### TASK TO CARRY OUT
Return the whole listing exactly as it stands.

* * *

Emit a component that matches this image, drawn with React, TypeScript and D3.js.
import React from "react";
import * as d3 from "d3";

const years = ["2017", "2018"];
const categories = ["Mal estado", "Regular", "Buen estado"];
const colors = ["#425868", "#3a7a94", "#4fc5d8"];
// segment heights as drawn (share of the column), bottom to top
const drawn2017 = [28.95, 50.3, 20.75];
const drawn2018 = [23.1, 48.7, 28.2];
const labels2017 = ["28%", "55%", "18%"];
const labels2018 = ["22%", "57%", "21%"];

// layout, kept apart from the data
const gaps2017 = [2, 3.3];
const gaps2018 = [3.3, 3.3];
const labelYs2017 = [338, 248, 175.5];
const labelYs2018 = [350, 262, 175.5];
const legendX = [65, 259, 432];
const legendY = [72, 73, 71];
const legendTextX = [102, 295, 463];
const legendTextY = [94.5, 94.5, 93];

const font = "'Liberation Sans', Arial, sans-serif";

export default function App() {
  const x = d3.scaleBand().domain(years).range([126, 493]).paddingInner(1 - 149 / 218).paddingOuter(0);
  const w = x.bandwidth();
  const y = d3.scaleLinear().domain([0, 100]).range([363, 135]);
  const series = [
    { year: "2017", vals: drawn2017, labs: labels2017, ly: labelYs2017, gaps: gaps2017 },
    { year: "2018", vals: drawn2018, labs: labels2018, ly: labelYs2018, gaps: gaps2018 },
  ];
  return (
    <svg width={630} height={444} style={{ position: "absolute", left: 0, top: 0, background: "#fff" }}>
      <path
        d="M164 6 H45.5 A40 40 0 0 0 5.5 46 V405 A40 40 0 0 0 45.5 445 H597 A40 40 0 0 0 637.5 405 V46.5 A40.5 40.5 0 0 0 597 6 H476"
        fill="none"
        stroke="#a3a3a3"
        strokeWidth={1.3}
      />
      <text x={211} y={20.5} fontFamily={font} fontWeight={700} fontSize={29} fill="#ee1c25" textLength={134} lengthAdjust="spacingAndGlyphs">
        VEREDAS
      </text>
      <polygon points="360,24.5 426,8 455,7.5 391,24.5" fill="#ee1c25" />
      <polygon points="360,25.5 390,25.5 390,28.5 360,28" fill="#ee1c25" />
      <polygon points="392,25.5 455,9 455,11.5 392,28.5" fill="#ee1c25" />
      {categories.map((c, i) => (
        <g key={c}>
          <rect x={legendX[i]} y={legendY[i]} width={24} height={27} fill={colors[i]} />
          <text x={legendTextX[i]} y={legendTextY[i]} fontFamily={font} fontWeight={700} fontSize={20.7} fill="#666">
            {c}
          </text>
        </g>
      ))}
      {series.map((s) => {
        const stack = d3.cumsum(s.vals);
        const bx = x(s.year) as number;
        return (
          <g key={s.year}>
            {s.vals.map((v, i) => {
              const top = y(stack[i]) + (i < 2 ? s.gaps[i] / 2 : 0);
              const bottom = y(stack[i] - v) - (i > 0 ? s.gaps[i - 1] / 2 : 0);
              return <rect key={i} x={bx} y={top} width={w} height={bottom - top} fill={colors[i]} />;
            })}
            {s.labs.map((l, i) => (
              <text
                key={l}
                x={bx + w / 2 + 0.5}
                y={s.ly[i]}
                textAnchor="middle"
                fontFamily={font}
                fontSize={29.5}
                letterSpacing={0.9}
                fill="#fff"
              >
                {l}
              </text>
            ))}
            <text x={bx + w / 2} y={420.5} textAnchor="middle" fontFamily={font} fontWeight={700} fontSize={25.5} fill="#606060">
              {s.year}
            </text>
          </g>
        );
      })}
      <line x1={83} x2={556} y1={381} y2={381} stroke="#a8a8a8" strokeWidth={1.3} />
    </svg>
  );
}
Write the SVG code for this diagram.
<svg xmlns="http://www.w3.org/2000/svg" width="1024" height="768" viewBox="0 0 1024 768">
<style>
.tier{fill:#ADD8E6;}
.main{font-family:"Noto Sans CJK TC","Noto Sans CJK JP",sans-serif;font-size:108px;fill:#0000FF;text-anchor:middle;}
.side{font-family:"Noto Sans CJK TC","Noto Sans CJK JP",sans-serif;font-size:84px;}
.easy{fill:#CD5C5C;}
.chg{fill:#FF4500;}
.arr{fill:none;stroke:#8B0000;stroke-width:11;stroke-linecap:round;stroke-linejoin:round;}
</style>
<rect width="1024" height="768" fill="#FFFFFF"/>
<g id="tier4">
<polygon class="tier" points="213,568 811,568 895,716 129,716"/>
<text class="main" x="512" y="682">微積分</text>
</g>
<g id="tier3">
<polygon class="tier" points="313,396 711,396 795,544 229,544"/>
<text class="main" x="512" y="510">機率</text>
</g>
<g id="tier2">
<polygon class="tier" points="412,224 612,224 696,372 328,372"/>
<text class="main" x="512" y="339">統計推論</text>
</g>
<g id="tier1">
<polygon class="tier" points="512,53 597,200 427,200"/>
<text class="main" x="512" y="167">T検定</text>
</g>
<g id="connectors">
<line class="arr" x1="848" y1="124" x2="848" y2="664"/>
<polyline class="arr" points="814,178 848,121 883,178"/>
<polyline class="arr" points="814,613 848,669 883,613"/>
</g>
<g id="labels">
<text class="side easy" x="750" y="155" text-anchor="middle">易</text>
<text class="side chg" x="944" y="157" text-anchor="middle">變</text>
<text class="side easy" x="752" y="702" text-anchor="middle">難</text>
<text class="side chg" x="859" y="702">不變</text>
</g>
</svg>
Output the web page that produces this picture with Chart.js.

* * *

### RESPONSE TO THIS EXERCISE
Emit a component that matches this image, drawn with React, TypeScript and D3.js.
import React from "react";
import * as d3 from "d3";

const years = ["2017", "2018"];
const categories = ["Mal estado", "Regular", "Buen estado"];
const colors = ["#425868", "#3a7a94", "#4fc5d8"];
// segment heights as drawn (share of the column), bottom to top
const drawn2017 = [28.95, 50.3, 20.75];
const drawn2018 = [23.1, 48.7, 28.2];
const labels2017 = ["28%", "55%", "18%"];
const labels2018 = ["22%", "57%", "21%"];

// layout, kept apart from the data
const gaps2017 = [2, 3.3];
const gaps2018 = [3.3, 3.3];
const labelYs2017 = [338, 248, 175.5];
const labelYs2018 = [350, 262, 175.5];
const legendX = [65, 259, 432];
const legendY = [72, 73, 71];
const legendTextX = [102, 295, 463];
const legendTextY = [94.5, 94.5, 93];

const font = "'Liberation Sans', Arial, sans-serif";

export default function App() {
  const x = d3.scaleBand().domain(years).range([126, 493]).paddingInner(1 - 149 / 218).paddingOuter(0);
  const w = x.bandwidth();
  const y = d3.scaleLinear().domain([0, 100]).range([363, 135]);
  const series = [
    { year: "2017", vals: drawn2017, labs: labels2017, ly: labelYs2017, gaps: gaps2017 },
    { year: "2018", vals: drawn2018, labs: labels2018, ly: labelYs2018, gaps: gaps2018 },
  ];
  return (
    <svg width={630} height={444} style={{ position: "absolute", left: 0, top: 0, background: "#fff" }}>
      <path
        d="M164 6 H45.5 A40 40 0 0 0 5.5 46 V405 A40 40 0 0 0 45.5 445 H597 A40 40 0 0 0 637.5 405 V46.5 A40.5 40.5 0 0 0 597 6 H476"
        fill="none"
        stroke="#a3a3a3"
        strokeWidth={1.3}
      />
      <text x={211} y={20.5} fontFamily={font} fontWeight={700} fontSize={29} fill="#ee1c25" textLength={134} lengthAdjust="spacingAndGlyphs">
        VEREDAS
      </text>
      <polygon points="360,24.5 426,8 455,7.5 391,24.5" fill="#ee1c25" />
      <polygon points="360,25.5 390,25.5 390,28.5 360,28" fill="#ee1c25" />
      <polygon points="392,25.5 455,9 455,11.5 392,28.5" fill="#ee1c25" />
      {categories.map((c, i) => (
        <g key={c}>
          <rect x={legendX[i]} y={legendY[i]} width={24} height={27} fill={colors[i]} />
          <text x={legendTextX[i]} y={legendTextY[i]} fontFamily={font} fontWeight={700} fontSize={20.7} fill="#666">
            {c}
          </text>
        </g>
      ))}
      {series.map((s) => {
        const stack = d3.cumsum(s.vals);
        const bx = x(s.year) as number;
        return (
          <g key={s.year}>
            {s.vals.map((v, i) => {
              const top = y(stack[i]) + (i < 2 ? s.gaps[i] / 2 : 0);
              const bottom = y(stack[i] - v) - (i > 0 ? s.gaps[i - 1] / 2 : 0);
              return <rect key={i} x={bx} y={top} width={w} height={bottom - top} fill={colors[i]} />;
            })}
            {s.labs.map((l, i) => (
              <text
                key={l}
                x={bx + w / 2 + 0.5}
                y={s.ly[i]}
                textAnchor="middle"
                fontFamily={font}
                fontSize={29.5}
                letterSpacing={0.9}
                fill="#fff"
              >
                {l}
              </text>
            ))}
            <text x={bx + w / 2} y={420.5} textAnchor="middle" fontFamily={font} fontWeight={700} fontSize={25.5} fill="#606060">
              {s.year}
            </text>
          </g>
        );
      })}
      <line x1={83} x2={556} y1={381} y2={381} stroke="#a8a8a8" strokeWidth={1.3} />
    </svg>
  );
}
Write the SVG code for this diagram.
<svg xmlns="http://www.w3.org/2000/svg" width="1024" height="768" viewBox="0 0 1024 768">
<style>
.tier{fill:#ADD8E6;}
.main{font-family:"Noto Sans CJK TC","Noto Sans CJK JP",sans-serif;font-size:108px;fill:#0000FF;text-anchor:middle;}
.side{font-family:"Noto Sans CJK TC","Noto Sans CJK JP",sans-serif;font-size:84px;}
.easy{fill:#CD5C5C;}
.chg{fill:#FF4500;}
.arr{fill:none;stroke:#8B0000;stroke-width:11;stroke-linecap:round;stroke-linejoin:round;}
</style>
<rect width="1024" height="768" fill="#FFFFFF"/>
<g id="tier4">
<polygon class="tier" points="213,568 811,568 895,716 129,716"/>
<text class="main" x="512" y="682">微積分</text>
</g>
<g id="tier3">
<polygon class="tier" points="313,396 711,396 795,544 229,544"/>
<text class="main" x="512" y="510">機率</text>
</g>
<g id="tier2">
<polygon class="tier" points="412,224 612,224 696,372 328,372"/>
<text class="main" x="512" y="339">統計推論</text>
</g>
<g id="tier1">
<polygon class="tier" points="512,53 597,200 427,200"/>
<text class="main" x="512" y="167">T検定</text>
</g>
<g id="connectors">
<line class="arr" x1="848" y1="124" x2="848" y2="664"/>
<polyline class="arr" points="814,178 848,121 883,178"/>
<polyline class="arr" points="814,613 848,669 883,613"/>
</g>
<g id="labels">
<text class="side easy" x="750" y="155" text-anchor="middle">易</text>
<text class="side chg" x="944" y="157" text-anchor="middle">變</text>
<text class="side easy" x="752" y="702" text-anchor="middle">難</text>
<text class="side chg" x="859" y="702">不變</text>
</g>
</svg>
Output the web page that produces this picture with Chart.js.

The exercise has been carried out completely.